Los Angeles police were forced to drastically reduce the size of the zone, permitting demonstrators to convene immediately outside the convention.

The challenge to Quebec’s zone will be based on the right to free speech contained in the Charter Of Rights And Freedoms, says Montreal civil rights lawyer Julius Grey. “We’re certainly going to fight this thing,” he says.

He won’t speak for every civilian, though. The zone has its supporters among small business operators like Rénald Veilleux, the manager of Au Petit Coin Breton, a crêperie in the Old City.

Veilleux says the security zone “won’t bother me at all,” because even though local residents and tourists won’t be able to frequent his restaurant, he anticipates the 8,000 delegates and journalists on the inside will.

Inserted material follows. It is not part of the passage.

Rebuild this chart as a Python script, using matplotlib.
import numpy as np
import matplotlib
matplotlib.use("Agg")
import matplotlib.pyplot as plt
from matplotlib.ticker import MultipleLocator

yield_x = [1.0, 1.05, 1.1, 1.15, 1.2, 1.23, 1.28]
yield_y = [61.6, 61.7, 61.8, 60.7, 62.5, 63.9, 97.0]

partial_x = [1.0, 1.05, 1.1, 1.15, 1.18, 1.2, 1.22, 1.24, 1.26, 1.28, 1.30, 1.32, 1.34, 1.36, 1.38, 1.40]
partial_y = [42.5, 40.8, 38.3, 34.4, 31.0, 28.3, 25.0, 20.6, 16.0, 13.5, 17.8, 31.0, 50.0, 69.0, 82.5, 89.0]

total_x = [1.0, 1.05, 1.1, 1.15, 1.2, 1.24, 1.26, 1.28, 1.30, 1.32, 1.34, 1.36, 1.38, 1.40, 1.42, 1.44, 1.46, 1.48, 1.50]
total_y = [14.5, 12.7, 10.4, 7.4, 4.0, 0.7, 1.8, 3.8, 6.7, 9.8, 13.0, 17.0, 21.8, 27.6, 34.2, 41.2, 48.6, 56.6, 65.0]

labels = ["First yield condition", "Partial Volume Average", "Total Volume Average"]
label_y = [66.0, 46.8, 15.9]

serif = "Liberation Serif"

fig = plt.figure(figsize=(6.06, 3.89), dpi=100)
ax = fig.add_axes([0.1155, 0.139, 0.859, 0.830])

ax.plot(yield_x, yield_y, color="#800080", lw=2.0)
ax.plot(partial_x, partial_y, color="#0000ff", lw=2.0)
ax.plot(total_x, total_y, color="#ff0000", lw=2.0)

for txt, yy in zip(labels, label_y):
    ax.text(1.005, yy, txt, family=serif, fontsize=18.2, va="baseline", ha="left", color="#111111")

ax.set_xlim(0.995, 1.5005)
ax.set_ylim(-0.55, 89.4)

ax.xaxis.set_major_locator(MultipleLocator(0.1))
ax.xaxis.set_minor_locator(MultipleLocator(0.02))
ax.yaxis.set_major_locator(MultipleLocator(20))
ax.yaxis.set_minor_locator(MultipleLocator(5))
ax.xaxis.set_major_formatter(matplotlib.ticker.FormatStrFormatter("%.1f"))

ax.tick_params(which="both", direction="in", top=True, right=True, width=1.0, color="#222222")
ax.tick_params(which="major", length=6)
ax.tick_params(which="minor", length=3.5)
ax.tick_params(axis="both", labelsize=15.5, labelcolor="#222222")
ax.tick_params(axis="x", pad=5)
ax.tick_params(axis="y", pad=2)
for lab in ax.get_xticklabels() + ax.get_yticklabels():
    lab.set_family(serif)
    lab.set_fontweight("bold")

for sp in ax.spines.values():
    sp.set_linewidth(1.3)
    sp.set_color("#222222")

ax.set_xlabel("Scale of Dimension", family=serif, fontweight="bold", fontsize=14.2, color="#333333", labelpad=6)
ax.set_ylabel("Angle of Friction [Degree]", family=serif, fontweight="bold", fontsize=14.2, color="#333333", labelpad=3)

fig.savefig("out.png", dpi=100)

Same line at the Auberge du Trésor, an Old City hotel that was prohibited from booking rooms for the three summit days. Instead, a buoyant employee reveals, the RCMP has reserved all the rooms.

Legault, of the Comité Populaire, still thinks the majority of residents are unhappy about the barrier.

“Most people I talk to are very angry about this,” he says.

“People around the perimeter think they’re being taken hostage. They didn’t decide to host these heads of state.”

But barring a surprise in court, come April 20 they’ll have little choice.